Time for another German beer readily available at your LCBO.

Lowenbrau is a beer brewed in Munich, perhaps the ultimate capital of beer tourism. The body is a straw colour, but with a really frothy head.  The aroma is that of, um, beer. It’s really nothing special. The taste is alright, though. It has mild hoppiness and a mild-to-bitter finish. It should not be considered as a great beer to drink during Oktoberfest in Munich. Lowenbrau is not the best representative there is of a Bavarian beer,  but it’s an alright beer to sip at home while watching the Leafs (usually losing).

DAB is BAD

Posted in foreign beer with tags , , , , on November 9, 2010 by beertruckdriver

Sometimes a beer can get a good reputation based on the country it’s from. Some might say they prefer Belgian beers, Czech beers, etc. DAB Original may fall into this, being a German beer. To me it is proof a bad beer knows no borders. DAB Original, with the DAB standing for Dortmunder Actien-Brauerei, is a lager. Its colour reflects this with a straw yellow body. The foamy head fizzes away fast. The original aroma of grass and grain fades away fast as well. The flavour is really that of your typical lager with just a little more power and bitterness in the finish. However, when poured in a glass, the beer seems to fizz out and starts to go flat about halfway through.

OK, maybe I’m being a little too harsh in my review when I say it’s straight-out bad, but I won’t accept that DAB Original is significantly better than the typical bottle of Canadian or stuff you buy at a dive on a Saturday night. Dab Original’s price ($1.95 for a 500 ml can at the LCBO) reflects its value more than its country of origin.
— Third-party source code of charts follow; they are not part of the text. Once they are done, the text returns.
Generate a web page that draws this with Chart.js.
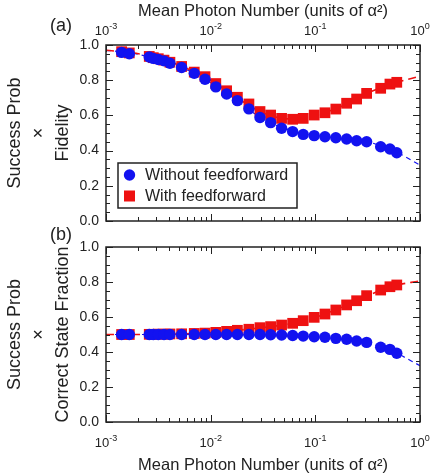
<!DOCTYPE html>
<html>
<head>
<meta charset="utf-8">
<script src="https://cdn.jsdelivr.net/npm/chart.js@4.4.1/dist/chart.umd.min.js"></script>
<style>
    body { margin: 0; background: #fff; }
    .wrap { position: relative; width: 436px; height: 474px; }
    .wrap canvas { position: absolute; left: 0; top: 0; }
</style>
</head>
<body>
<div class="wrap">
    <canvas id="fidelityChart" width="436" height="474"></canvas>
    <canvas id="fractionChart" width="436" height="474"></canvas>
</div>
<script>
// mean photon number of each measured point
const photonNumber = [0.00141, 0.00167, 0.00259, 0.00283, 0.00316, 0.00358, 0.00408, 0.00528, 0.00697, 0.00883,
    0.0112, 0.0142, 0.0180, 0.0232, 0.0296, 0.0374, 0.0476, 0.0607, 0.0766, 0.0975,
    0.1236, 0.157, 0.199, 0.248, 0.309, 0.421, 0.516, 0.600];

const fidelityWithout = [0.958, 0.950, 0.932, 0.924, 0.918, 0.910, 0.896, 0.872, 0.839, 0.805,
    0.762, 0.722, 0.684, 0.637, 0.588, 0.559, 0.527, 0.508, 0.492, 0.485,
    0.479, 0.473, 0.466, 0.456, 0.450, 0.422, 0.409, 0.388];
const fidelityWith = [0.962, 0.955, 0.935, 0.928, 0.922, 0.914, 0.902, 0.878, 0.846, 0.820,
    0.781, 0.740, 0.703, 0.665, 0.622, 0.602, 0.583, 0.578, 0.583, 0.602,
    0.615, 0.636, 0.669, 0.693, 0.725, 0.754, 0.778, 0.788];

const fractionWithout = [0.500, 0.500, 0.500, 0.500, 0.500, 0.500, 0.500, 0.500, 0.500, 0.500,
    0.500, 0.500, 0.500, 0.500, 0.500, 0.499, 0.497, 0.494, 0.491, 0.487,
    0.484, 0.478, 0.473, 0.463, 0.455, 0.427, 0.415, 0.393];
const fractionWith = [0.500, 0.500, 0.501, 0.501, 0.502, 0.502, 0.503, 0.504, 0.506, 0.508,
    0.512, 0.518, 0.524, 0.530, 0.539, 0.545, 0.554, 0.564, 0.579, 0.598,
    0.617, 0.640, 0.669, 0.693, 0.722, 0.754, 0.773, 0.783];

// dashed theory curves
const fitPhoton = [0.001, 0.00178, 0.00316, 0.00562, 0.01, 0.0178, 0.0316, 0.0562, 0.1, 0.178, 0.316, 0.562, 1.0];
const fidelityFitWithout = [0.970, 0.954, 0.917, 0.865, 0.785, 0.685, 0.578, 0.518, 0.486, 0.470, 0.450, 0.398, 0.318];
const fidelityFitWith = [0.970, 0.956, 0.925, 0.872, 0.800, 0.700, 0.615, 0.580, 0.600, 0.652, 0.727, 0.782, 0.823];
const fractionFitWithout = [0.500, 0.500, 0.500, 0.500, 0.499, 0.498, 0.496, 0.492, 0.485, 0.473, 0.452, 0.400, 0.322];
const fractionFitWith = [0.500, 0.500, 0.501, 0.504, 0.511, 0.524, 0.540, 0.560, 0.598, 0.655, 0.722, 0.778, 0.806];

const xTickValues = [0.001, 0.01, 0.1, 1];
const xTickExponents = ["-3", "-2", "-1", "0"];

const FONT = "'Liberation Sans', Arial, sans-serif";
const INK = "#222";
const BLUE = "#1212f0";
const RED = "#ee1111";

Chart.defaults.font.family = FONT;

function toPoints(xs, ys) {
    return xs.map((x, i) => ({ x, y: ys[i] }));
}

function drawPower(ctx, x, baseline, exp) {
    ctx.font = `13px ${FONT}`;
    const baseWidth = ctx.measureText("10").width;
    ctx.font = `9px ${FONT}`;
    const expWidth = ctx.measureText(exp).width;
    const start = x - (baseWidth + expWidth) / 2;
    ctx.textAlign = "left";
    ctx.textBaseline = "alphabetic";
    ctx.font = `13px ${FONT}`;
    ctx.fillText("10", start, baseline);
    ctx.font = `9px ${FONT}`;
    ctx.fillText(exp, start + baseWidth, baseline - 6);
}

// frame, inward ticks on all four sides, power-of-ten labels, panel tag and legend
const frameTicks = {
    id: "frameTicks",
    afterDraw(chart, args, opts) {
        const { ctx, chartArea: area, scales } = chart;
        const xs = scales.x;
        const ys = scales.y;
        ctx.save();
        ctx.strokeStyle = INK;
        ctx.lineWidth = 1;
        ctx.beginPath();
        for (let e = -3; e <= 0; e++) {
            for (let k = 1; k < 10; k++) {
                if (e === 0 && k > 1) {
                    break;
                }
                const px = Math.round(xs.getPixelForValue(k * Math.pow(10, e))) + 0.5;
                const len = k === 1 ? 7 : 4;
                ctx.moveTo(px, area.top);
                ctx.lineTo(px, area.top + len);
                ctx.moveTo(px, area.bottom);
                ctx.lineTo(px, area.bottom - len);
            }
        }
        for (let i = 0; i <= 20; i++) {
            const py = Math.round(ys.getPixelForValue(i * 0.05)) + 0.5;
            const len = i % 4 === 0 ? 7 : 4;
            ctx.moveTo(area.left, py);
            ctx.lineTo(area.left + len, py);
            ctx.moveTo(area.right, py);
            ctx.lineTo(area.right - len, py);
        }
        ctx.stroke();
        ctx.lineWidth = 1.5;
        ctx.strokeRect(area.left, area.top, area.right - area.left, area.bottom - area.top);

        ctx.fillStyle = INK;
        xTickValues.forEach((value, i) => {
            drawPower(ctx, xs.getPixelForValue(value), opts.tickBaseline, xTickExponents[i]);
        });

        ctx.font = `18px ${FONT}`;
        ctx.textAlign = "left";
        ctx.textBaseline = "alphabetic";
        ctx.fillText(opts.tag, 50, opts.tagBaseline);

        if (opts.legend) {
            const left = area.left + 12;
            const top = area.bottom - 58;
            ctx.fillStyle = "#fff";
            ctx.fillRect(left, top, 179, 45);
            ctx.lineWidth = 1.5;
            ctx.strokeRect(left, top, 179, 45);
            const entries = [chart.data.datasets[1], chart.data.datasets[0]];
            entries.forEach((ds, i) => {
                const cy = top + 12 + i * 21;
                ctx.fillStyle = ds.backgroundColor;
                if (ds.pointStyle === "rect") {
                    ctx.fillRect(left + 6, cy - 5.5, 11, 11);
                } else {
                    ctx.beginPath();
                    ctx.arc(left + 11.5, cy, 5.7, 0, Math.PI * 2);
                    ctx.fill();
                }
                ctx.fillStyle = INK;
                ctx.font = `16px ${FONT}`;
                ctx.textBaseline = "middle";
                ctx.fillText(ds.label, left + 27, cy + 1);
            });
        }
        ctx.restore();
    },
};

function makeChart(canvasId, panel) {
    return new Chart(document.getElementById(canvasId), {
        type: "scatter",
        data: {
            datasets: [
                {
                    label: "With feedforward",
                    data: toPoints(photonNumber, panel.withData),
                    pointStyle: "rect",
                    pointRadius: 7.6,
                    backgroundColor: RED,
                    borderWidth: 0,
                    order: 1,
                },
                {
                    label: "Without feedforward",
                    data: toPoints(photonNumber, panel.withoutData),
                    pointStyle: "circle",
                    pointRadius: 5.7,
                    backgroundColor: BLUE,
                    borderWidth: 0,
                    order: 0,
                },
                {
                    label: "Fit without feedforward",
                    data: toPoints(fitPhoton, panel.fitWithout),
                    showLine: true,
                    pointRadius: 0,
                    borderColor: BLUE,
                    borderWidth: 1.2,
                    borderDash: [5, 4],
                    cubicInterpolationMode: "monotone",
                    order: 3,
                },
                {
                    label: "Fit with feedforward",
                    data: toPoints(fitPhoton, panel.fitWith),
                    showLine: true,
                    pointRadius: 0,
                    borderColor: RED,
                    borderWidth: 1.6,
                    borderDash: [8, 5],
                    cubicInterpolationMode: "monotone",
                    order: 2,
                },
            ],
        },
        options: {
            responsive: false,
            animation: false,
            devicePixelRatio: 1,
            events: [],
            layout: { padding: panel.padding },
            plugins: {
                legend: { display: false },
                tooltip: { enabled: false },
                frameTicks: panel.frame,
            },
            scales: {
                x: {
                    type: "logarithmic",
                    position: panel.xPosition,
                    min: 0.001,
                    max: 1,
                    grid: { display: false, drawTicks: false },
                    border: { display: false },
                    ticks: { display: false },
                    title: {
                        display: true,
                        text: "Mean Photon Number (units of α²)",
                        color: INK,
                        font: { size: 16.5, lineHeight: 1 },
                        padding: panel.xTitlePadding,
                    },
                    afterFit: (scale) => { scale.height = panel.xAxisHeight; },
                },
                y: {
                    min: 0,
                    max: 1,
                    grid: { display: false, drawTicks: false },
                    border: { display: false },
                    ticks: {
                        stepSize: 0.2,
                        padding: 7,
                        color: INK,
                        font: { size: 14 },
                        callback: (value) => Number(value).toFixed(1),
                    },
                    title: {
                        display: true,
                        text: panel.yTitle,
                        color: INK,
                        font: { size: 18, lineHeight: 1.33 },
                        padding: { top: 3, bottom: 0 },
                    },
                    afterFit: (scale) => { scale.width = 106; },
                },
            },
        },
        plugins: [frameTicks],
    });
}

makeChart("fidelityChart", {
    withData: fidelityWith,
    withoutData: fidelityWithout,
    fitWith: fidelityFitWith,
    fitWithout: fidelityFitWithout,
    xPosition: "top",
    xAxisHeight: 45,
    xTitlePadding: { top: 3, bottom: 0 },
    yTitle: ["Success Prob", "×", "Fidelity"],
    padding: { left: 0, top: 0, right: 16, bottom: 253 },
    frame: { tickBaseline: 35, tag: "(a)", tagBaseline: 31, legend: true },
});

makeChart("fractionChart", {
    withData: fractionWith,
    withoutData: fractionWithout,
    fitWith: fractionFitWith,
    fitWithout: fractionFitWithout,
    xPosition: "bottom",
    xAxisHeight: 52,
    xTitlePadding: { top: 0, bottom: 0 },
    yTitle: ["Success Prob", "×", "Correct State Fraction"],
    padding: { left: 0, top: 247, right: 16, bottom: 0 },
    frame: { tickBaseline: 447, tag: "(b)", tagBaseline: 240, legend: false },
});
</script>
</body>
</html>
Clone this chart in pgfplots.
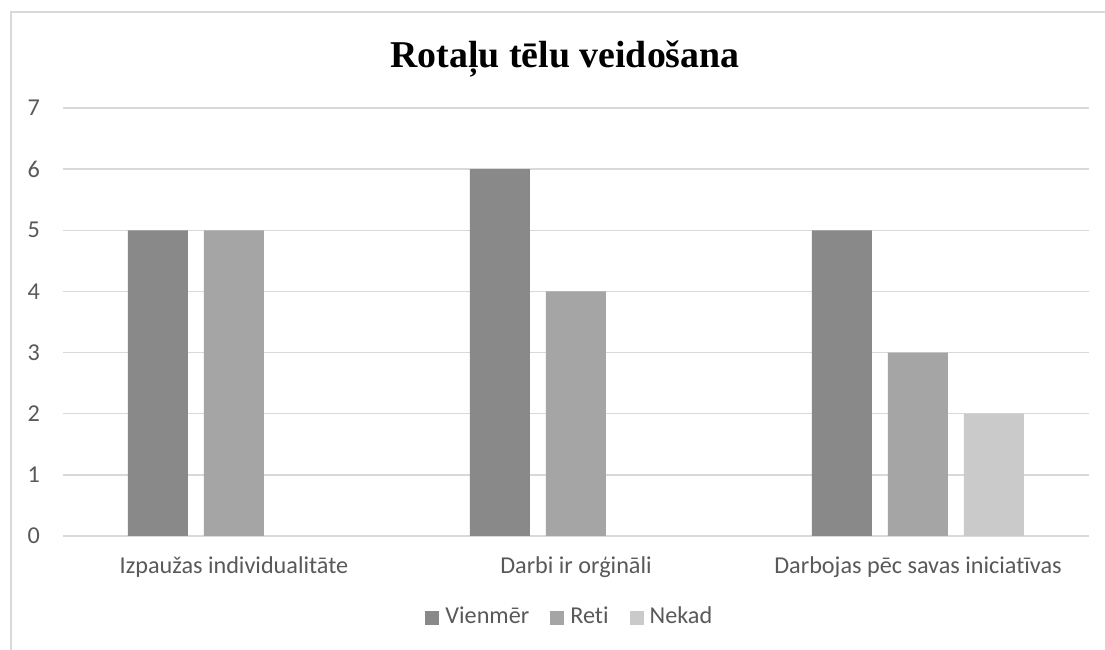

Hacker-Pschorr Hefe Weisse and Munchener Gold

Posted in foreign beer with tags , , , , , , on June 21, 2010 by beertruckdriver

I had never heard of Hacker-Pschorr, until recently, though it seems to be a quite popular label in Germany and Europe. I first read about it while reading about bars for fans of particular World Cup teams in Toronto. I kept coming across it as being served at German bars. Since then, I’m suddenly seeing it quite often in Toronto. Hacker-Pschorr is a German brewer of many beers under its label, including Hefe Weisse and Muenchener Gold.

Hefe Weisse has a golden opaque body and pours with a fairly thick off-white head, similar to Belgium’s Hoegaarden, a “witbier,” though slightly darker. The taste is very similar to Hoegaarden as well, though perhaps a touch spicier and a little heavier. It has a citrus aroma and strong citrus/fruity taste. I’m not a fan of beers with strong citrus tastes, but fans of Hoegaarden should try this. Snobs on beer rating sites seem to love it.

Muenchener Gold, a German lager, or “helles bier,” has a very golden, translucent body. It has a thick, pure white head. Its aroma is rather weak, but it has a very malty, flavourful taste. At 5.5% abv, it is stronger, but if you’re someone who likes a strong beer that tastes well-crafted, this is an excellent choice.